ADELAIDE...ONE WEEK TO GO!

I AM INTO MY LAST TWO WEEKS (FORTNIGHT) in Australia (Oz).

The more we are into Summer, the further we are into the BUSH FIRE season.  This is Earth’s hottest, driest continent and it is getting hotter and drier.  When it does rain, Instead of gentle rains, we not have long periods of virtual deluges and widespread flooding.  The weather, and therefore the country, is much changed from the days of my youth.  Dorothea Mackellar’s poem, My Country, has well expressed our feeling for the land Down Under:

I love a sunburnt country,
A land of sweeping plains,
Of ragged mountain ranges,
Of droughts and flooding rains.
I love her far horizons,
I love her jewel-sea,
Her beauty and her terror -
The wide brown land for me

With climate change the shift is more to terror, the terror of widespread and truly horrifying fires.  The pervasive bush, mostly comprised of beloved gum trees whose leaves contain volatile eucalyptus oil, becomes tinder dry and laden with heavy, very flammable underbrush. Climate change has also made more likely strong summer winds and these can transform once controllable fires into fast spreading maelstroms.

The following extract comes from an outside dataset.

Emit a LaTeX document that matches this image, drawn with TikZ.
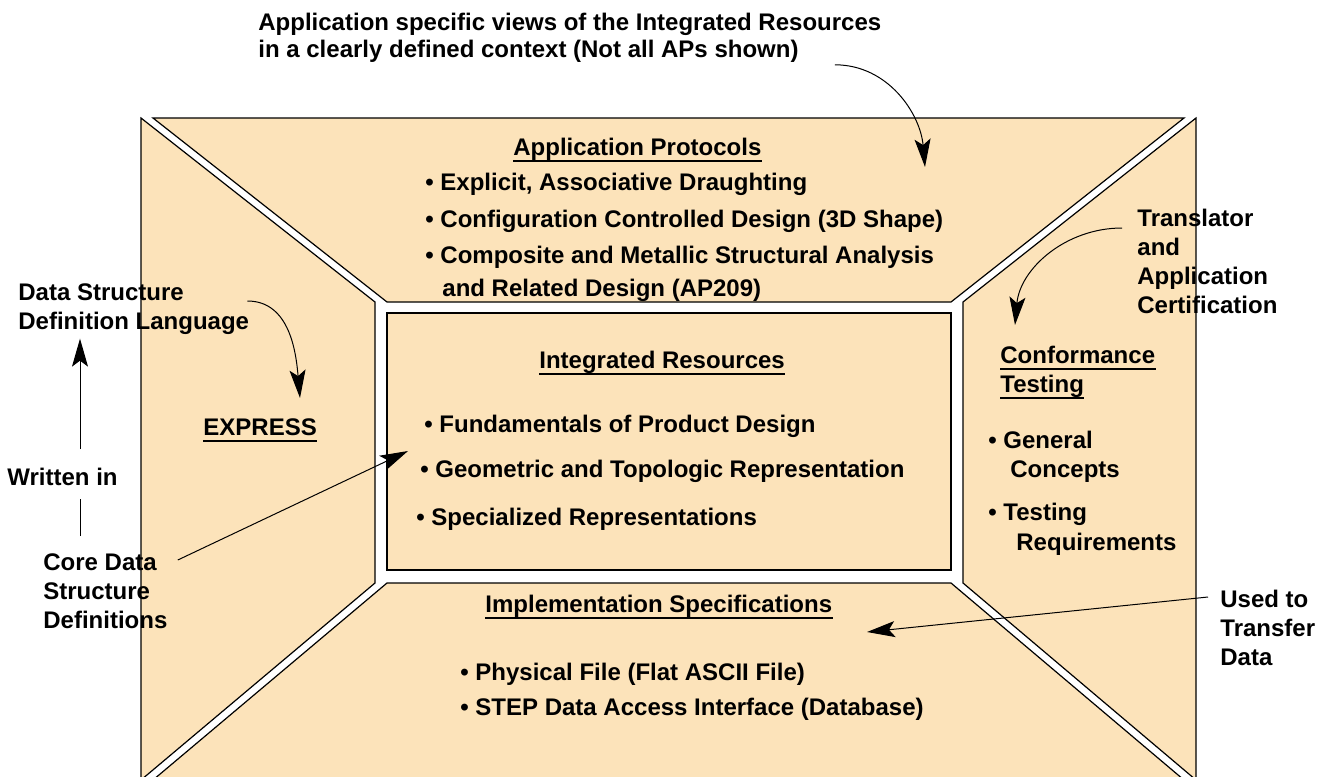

Australia is a Commonwealth and much much responsibility relating to the general wellbeing of the country is allocated to the Federal government.  Lots of research has been done about the causes of these large fires, how they develop, why some homes survive, and how best to combat them.  In the partnership between the Federal and the State governments, the result is much more local regulation about where and how homes may be built.  Outside of the cities (where the professional fire brigades are located), fire defense and control is in the hands of volunteer units united under Emergency Fire Services organization.  These are organized under a regional and state structure.  Citizens train to control and fight fires in all rural areas, called out as unpaid volunteers as crises arise.  This not only ensures high local investment in fire safety but also rapid response.  This is a cost effective approach and means that money spent on firefighting is targeted to equipment and training.  Even so, the onset of Summer is a time of mounting anxiety general, even in the cities, and when a fire erupts, of real terror.

Just now, hundreds of fires rage across the continent, many uncontrolled as yet.  In a week or so, when I drive to Sydney, I need to be careful to plot a route that avoids possible danger areas.  My daughter and her family are presently in Canberra and due to drive back in a day or two.  Many fires now bracket the route they had planned but, with some weather relief in sight, it should be OK.

Adelaide, where I am now, is the capital of the driest state.  As I may have said in earlier posts, the central city area is one mile square and surrounded by parklands, as you could see should you use Google/Maps. As I have already written, it is a most charming city, situated between hills to the East and the long gulf to the West.  There are many sporting venues dotted through these parkland (cricket, football, basketball, tennis, swimming pools, bowls, croquet, and so on) as well a zoo, extensive botanical gardens, and large cemetery (joke: where is the ‘dead centre’ of Adelaide?).  Even so, large open tracts remain and much work is in progress to return these to their natural state.  Many miles of bicycle trails afford pleasant rides.

Tucked away in one corner, between the light rail line linking the city to one of the numerous beaches and the southern city limit, are most pleasant gardens through which I often wander on my morning walks.  There are lots of shade and many pleasant nooks, many with small fountains.   Here are some photos from my most recent excursion.





 Above: the natural landscape

At left, as you can see, my sojourn in Adelaide has reduced me to a ghost of my former self!


Use of a small stream








and shady nook.

This is 'it' for Adelaide.  I hope that some of you will be able to visit some day.

If from North America, make sure your sojourn justifies the long flight.  Of course, at least five of my North American readers have not only visited but also lived here.

No doubt, they will correct my errors and gross exaggerations! Or at least forgive them.